"A one-metre wave hit Ishinomaki in Miyagi Prefecture and many people heeded calls to move to higher ground before all alerts were later lifted," BBC reported.
The quake epicentre was about 245km (150 miles) south-east of Kamiashi at a depth of about 36km, the US Geological Survey said.
However, later on Japan Meteorological Agency lifted tsunami warning issued for northeastern Japan, public broadcaster NHK said.
A warning for a one-meter tsunami was issued for the coast of Miyagi Prefecture in northeastern Japan after the country was hit by a massive earthquake, measuring 7.3 in the Richter Scale. Japan experienced an earthquake at 5.18 pm on Friday. Miyagi Prefecture in northeastern Japan experienced the devastating earthquake and tsunami in March 2011.
The epicentre of Friday's quake was Honshu island.
Indian Ambassador to Japan Deepa Gopalan said that was no need to worry. "It was fairly intense and the duration was long. There are warnings. In Tokyo there is no cause to worry. We will find out if there are Indians in that area. Indian community is mostly in Tokyo and surrounding areas, far from epicentre," said Gopalan to Reuters.
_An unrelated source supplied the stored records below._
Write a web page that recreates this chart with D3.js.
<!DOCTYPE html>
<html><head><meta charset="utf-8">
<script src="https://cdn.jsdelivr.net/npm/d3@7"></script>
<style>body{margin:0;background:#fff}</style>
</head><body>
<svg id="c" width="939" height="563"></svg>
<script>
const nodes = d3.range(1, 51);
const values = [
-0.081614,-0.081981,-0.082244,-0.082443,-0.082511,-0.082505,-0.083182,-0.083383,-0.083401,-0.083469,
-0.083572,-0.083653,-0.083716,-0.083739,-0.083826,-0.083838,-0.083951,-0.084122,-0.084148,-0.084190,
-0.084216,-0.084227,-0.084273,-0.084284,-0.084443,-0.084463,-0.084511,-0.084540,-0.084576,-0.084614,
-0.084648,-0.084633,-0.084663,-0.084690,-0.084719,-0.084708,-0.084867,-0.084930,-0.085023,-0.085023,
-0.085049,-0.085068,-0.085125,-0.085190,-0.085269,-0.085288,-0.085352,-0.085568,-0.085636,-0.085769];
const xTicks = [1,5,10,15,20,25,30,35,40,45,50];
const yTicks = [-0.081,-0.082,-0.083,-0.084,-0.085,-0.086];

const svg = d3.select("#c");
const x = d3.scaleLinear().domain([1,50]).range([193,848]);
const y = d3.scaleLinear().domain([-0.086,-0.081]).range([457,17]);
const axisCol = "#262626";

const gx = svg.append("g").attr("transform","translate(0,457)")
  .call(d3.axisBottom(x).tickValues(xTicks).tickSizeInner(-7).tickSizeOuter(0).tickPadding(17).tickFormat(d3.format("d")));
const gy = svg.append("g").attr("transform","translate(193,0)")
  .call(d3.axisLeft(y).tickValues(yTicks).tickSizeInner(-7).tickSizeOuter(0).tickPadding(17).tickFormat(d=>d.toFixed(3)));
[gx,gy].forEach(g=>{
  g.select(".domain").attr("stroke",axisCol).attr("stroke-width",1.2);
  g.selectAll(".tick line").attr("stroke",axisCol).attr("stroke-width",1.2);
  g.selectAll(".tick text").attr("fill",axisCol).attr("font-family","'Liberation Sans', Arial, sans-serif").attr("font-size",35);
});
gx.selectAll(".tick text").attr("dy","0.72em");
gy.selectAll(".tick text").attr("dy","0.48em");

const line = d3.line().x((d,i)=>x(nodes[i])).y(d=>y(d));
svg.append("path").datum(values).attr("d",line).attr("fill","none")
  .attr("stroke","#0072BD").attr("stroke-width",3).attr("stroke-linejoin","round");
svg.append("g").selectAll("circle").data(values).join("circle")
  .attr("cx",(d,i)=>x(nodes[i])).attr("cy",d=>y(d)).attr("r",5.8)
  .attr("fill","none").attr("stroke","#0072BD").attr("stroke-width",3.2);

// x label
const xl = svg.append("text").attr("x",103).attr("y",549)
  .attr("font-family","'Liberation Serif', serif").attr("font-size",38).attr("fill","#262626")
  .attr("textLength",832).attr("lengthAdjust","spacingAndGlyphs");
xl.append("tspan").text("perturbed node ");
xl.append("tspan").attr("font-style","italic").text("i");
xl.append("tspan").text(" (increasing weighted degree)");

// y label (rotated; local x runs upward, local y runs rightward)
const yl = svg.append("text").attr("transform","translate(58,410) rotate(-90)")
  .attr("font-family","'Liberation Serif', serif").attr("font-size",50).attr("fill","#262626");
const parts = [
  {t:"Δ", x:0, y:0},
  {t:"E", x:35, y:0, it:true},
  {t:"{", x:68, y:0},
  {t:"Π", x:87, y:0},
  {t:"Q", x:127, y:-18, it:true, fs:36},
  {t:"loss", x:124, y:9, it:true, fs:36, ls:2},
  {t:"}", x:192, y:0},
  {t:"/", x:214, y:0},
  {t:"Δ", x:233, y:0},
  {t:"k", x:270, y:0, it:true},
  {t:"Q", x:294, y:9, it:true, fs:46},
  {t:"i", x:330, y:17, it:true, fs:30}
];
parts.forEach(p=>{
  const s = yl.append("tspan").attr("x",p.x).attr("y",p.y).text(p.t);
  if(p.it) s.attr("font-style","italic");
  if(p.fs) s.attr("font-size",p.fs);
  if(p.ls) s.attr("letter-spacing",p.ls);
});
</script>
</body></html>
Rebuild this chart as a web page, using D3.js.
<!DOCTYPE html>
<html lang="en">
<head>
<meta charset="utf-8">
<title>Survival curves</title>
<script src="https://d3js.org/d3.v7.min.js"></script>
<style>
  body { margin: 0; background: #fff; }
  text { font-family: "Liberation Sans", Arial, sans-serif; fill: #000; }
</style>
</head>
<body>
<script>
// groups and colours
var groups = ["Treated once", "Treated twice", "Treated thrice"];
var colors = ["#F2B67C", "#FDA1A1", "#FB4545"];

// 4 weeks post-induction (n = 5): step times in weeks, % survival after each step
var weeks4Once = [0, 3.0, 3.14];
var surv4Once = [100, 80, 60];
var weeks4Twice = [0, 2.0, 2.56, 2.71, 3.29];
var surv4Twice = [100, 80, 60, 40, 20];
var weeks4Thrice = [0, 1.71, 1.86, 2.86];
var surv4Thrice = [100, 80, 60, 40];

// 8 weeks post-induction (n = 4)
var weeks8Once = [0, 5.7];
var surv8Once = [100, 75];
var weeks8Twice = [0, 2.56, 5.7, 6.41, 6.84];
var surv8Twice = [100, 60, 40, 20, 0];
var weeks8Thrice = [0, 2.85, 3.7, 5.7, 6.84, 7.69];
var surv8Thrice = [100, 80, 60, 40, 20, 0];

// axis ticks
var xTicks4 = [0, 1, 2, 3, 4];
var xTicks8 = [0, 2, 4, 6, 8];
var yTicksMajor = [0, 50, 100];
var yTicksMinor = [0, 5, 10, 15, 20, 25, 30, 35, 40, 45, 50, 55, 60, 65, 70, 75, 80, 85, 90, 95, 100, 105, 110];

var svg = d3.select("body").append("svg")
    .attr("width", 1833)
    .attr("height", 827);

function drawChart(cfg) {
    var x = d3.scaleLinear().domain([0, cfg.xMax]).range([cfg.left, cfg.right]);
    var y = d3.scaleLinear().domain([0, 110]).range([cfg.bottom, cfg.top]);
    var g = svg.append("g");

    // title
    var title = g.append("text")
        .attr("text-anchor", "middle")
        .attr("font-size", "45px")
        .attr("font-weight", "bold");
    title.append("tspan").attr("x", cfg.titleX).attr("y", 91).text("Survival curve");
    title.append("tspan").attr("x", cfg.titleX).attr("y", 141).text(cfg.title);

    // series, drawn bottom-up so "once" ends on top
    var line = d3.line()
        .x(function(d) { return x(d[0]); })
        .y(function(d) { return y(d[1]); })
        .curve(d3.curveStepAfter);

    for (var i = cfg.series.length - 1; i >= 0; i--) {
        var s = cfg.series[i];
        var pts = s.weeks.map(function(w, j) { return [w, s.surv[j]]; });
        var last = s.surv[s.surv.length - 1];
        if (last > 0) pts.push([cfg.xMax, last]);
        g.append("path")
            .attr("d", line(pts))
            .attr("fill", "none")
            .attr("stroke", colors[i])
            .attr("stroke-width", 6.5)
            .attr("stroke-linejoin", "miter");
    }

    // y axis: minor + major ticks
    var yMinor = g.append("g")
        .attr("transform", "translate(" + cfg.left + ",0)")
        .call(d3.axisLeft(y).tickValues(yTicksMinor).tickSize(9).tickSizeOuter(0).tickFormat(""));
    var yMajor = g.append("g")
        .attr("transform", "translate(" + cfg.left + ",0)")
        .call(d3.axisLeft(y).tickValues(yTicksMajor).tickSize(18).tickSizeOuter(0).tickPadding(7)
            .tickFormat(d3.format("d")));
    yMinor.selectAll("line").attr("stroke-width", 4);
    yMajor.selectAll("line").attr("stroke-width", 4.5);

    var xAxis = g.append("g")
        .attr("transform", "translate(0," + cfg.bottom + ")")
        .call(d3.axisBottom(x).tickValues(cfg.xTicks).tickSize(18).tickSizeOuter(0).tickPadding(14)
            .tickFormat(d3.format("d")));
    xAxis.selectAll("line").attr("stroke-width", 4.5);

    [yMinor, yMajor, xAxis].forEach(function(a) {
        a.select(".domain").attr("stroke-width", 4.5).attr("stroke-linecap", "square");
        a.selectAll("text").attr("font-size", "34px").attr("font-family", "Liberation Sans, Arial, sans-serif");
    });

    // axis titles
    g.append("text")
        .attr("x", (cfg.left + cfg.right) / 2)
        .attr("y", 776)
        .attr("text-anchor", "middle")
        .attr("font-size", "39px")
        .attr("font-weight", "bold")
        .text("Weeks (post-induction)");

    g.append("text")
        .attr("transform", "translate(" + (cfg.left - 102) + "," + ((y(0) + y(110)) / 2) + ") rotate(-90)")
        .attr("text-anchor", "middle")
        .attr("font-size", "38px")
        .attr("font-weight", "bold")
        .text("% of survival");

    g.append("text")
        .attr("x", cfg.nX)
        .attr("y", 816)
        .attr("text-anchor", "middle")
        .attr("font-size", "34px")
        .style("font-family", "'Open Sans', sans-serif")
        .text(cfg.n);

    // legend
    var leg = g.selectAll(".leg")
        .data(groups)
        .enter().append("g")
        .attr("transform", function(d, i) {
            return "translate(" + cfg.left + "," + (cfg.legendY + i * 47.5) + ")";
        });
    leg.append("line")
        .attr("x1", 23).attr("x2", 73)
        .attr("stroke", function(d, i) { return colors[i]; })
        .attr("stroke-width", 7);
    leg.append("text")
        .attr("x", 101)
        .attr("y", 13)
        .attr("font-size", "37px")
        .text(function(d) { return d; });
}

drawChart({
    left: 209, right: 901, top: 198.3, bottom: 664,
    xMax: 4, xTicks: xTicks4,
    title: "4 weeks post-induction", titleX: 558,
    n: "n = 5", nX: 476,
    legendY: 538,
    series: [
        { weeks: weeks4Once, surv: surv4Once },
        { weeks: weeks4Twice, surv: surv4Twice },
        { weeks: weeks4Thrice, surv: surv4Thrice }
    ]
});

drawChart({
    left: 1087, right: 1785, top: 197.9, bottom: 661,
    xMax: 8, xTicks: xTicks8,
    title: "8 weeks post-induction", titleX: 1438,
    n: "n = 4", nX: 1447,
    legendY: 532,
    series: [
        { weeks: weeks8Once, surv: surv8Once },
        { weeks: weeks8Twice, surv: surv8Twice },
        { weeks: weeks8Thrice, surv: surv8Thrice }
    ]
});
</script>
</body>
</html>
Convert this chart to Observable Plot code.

The Fukushima nuclear power plant was, however, unaffected. Tokyo Electric Power Co, which operates the Fukushima nuclear plant, reported no irregularities at its nuclear plants after the quake.
The March 2011 quake triggered fuel-rod meltdowns at the Fukushima nuclear plant, causing radiation leakage, contamination of food and water and mass evacuations in the world's worst nuclear crisis since Chernobyl in 1986.
The government declared in December that the disaster was under control but much of the area is still free of population.